Jenkins creates a possible alliance for a future set of Bindle episodes by making Charlie Dixon’s parents sympathetic. Mr Dixon likes his jokes and is the only person to applaud Bindle’s emotional toast to the bride and groom. Bindle’s being near to tears has Mrs Dixon in the same state:

‘“Mr Bindle,” she said in a voice that was none too well under control, “I think you have been their fairy-godmother.”’ Bindle tries to joke, then tells her that “Gawd ain’t a-goin’ to spoil the ‘’appiness of them two young kids,” at which Mrs Dixon says, ‘“you must be a very good man.”’ Resilient as ever, he sets off briskly with Mr Dixon for a swift beer before closing-time after the ordeal of a temperance reception.

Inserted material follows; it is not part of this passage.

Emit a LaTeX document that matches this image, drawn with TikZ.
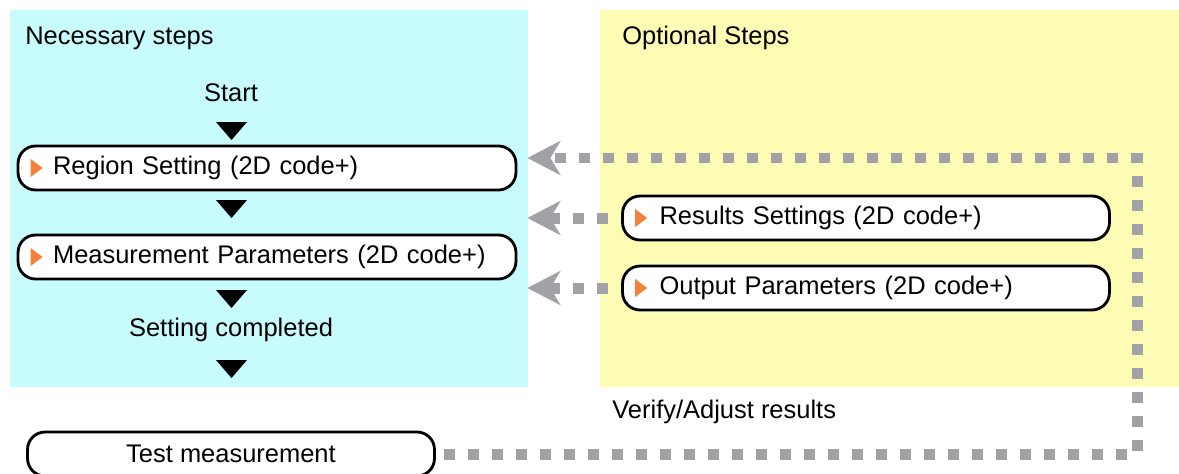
\documentclass[tikz,border=0pt]{standalone}
\usepackage{fontspec}
\setmainfont{Liberation Sans}
\usetikzlibrary{arrows.meta, positioning}
\definecolor{needblue}{HTML}{C8FCFC}
\definecolor{optyellow}{HTML}{FCFCB4}
\definecolor{dotgray}{HTML}{A2A2A6}
\definecolor{tiporange}{HTML}{F5803C}

\begin{document}
\begin{tikzpicture}[
    x=0.02cm, y=-0.02cm,
    font=\fontsize{14.5}{17}\selectfont,
    roundbox/.style = {rectangle, draw, line width=1.6pt, rounded corners=0.35cm, fill=white, minimum height=0.88cm},
    stepbox/.style = {roundbox, inner xsep=0.3cm, align=left, text width=9.36cm, execute at begin node=\hspace*{0.4cm}},
    optbox/.style = {roundbox, inner xsep=0.3cm, align=left, text width=9.14cm, execute at begin node=\hspace*{0.44cm}},
    testbox/.style = {roundbox, minimum width=8.14cm},
    title/.style = {anchor=west, inner xsep=0pt},
    dotline/.style = {draw=dotgray, line width=0.22cm, dash pattern=on 0.22cm off 0.26cm},
    >={Stealth[length=0.66cm, width=0.68cm, inset=0.2cm]}]

    \useasboundingbox (0,0) rectangle (1179,473);
    \fill[needblue] (10,10) rectangle (528,387);
    \fill[optyellow] (600,10) rectangle (1179,387);

    \node[title] (need) at (25,38) {Necessary steps};
    \node[title] (opt) at (622,38) {Optional Steps};
    \node (start) at (231,93) {Start};
    \node[stepbox] (region) at (267,168) {Region Setting (2D code+)};
    \node[stepbox] (meas) at (267,257) {Measurement Parameters (2D code+)};
    \node (done) at (231,330) {Setting completed};
    \node[optbox] (res) at (866,218) {Results Settings (2D code+)};
    \node[optbox] (outp) at (866,288) {Output Parameters (2D code+)};
    \node[testbox] (test) at (231,454) {Test measurement};
    \node[title] (verify) at (612,412) {Verify/Adjust results};
    \coordinate (turn) at (1137,158);

    % flow marks
    \foreach \ty in {122,200,290,360}
        \fill (216,\ty) -- (247,\ty) -- (231.5,\ty+18) -- cycle;
    \foreach \n in {region, meas, res, outp}
        \fill[tiporange] ([xshift=0.28cm, yshift=0.18cm]\n.west) -- ++(0.24cm,-0.18cm) -- ++(-0.24cm,-0.18cm) -- cycle;

    \draw[dotline, ->, shorten <=0.16cm, shorten >=0.2cm] (test.east) -| (turn) -- (turn -| region.east);
    \draw[dotline, ->, shorten <=0.26cm, shorten >=0.2cm] (res.west) -- (res.west -| region.east);
    \draw[dotline, ->, shorten <=0.26cm, shorten >=0.2cm] (outp.west) -- (outp.west -| meas.east);
\end{tikzpicture}
\end{document}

The reader is left with the conclusion that Bindle’s heart is indeed in the right place despite the chaos he causes. ‘Episodic’ would be a kind description of the style and the dropped ‘h’s may at first be a barrier to rapid reading, but the pace of the narrative sweeps us along. No less a person than T. P. O’Connor, the Irish Home Rule M.P. who became Father of the House of Commons and died in office, expressed his appreciation of the ‘greatest Cockney that has come into being through the medium of literature since Dickens wrote Pickwick Papers.’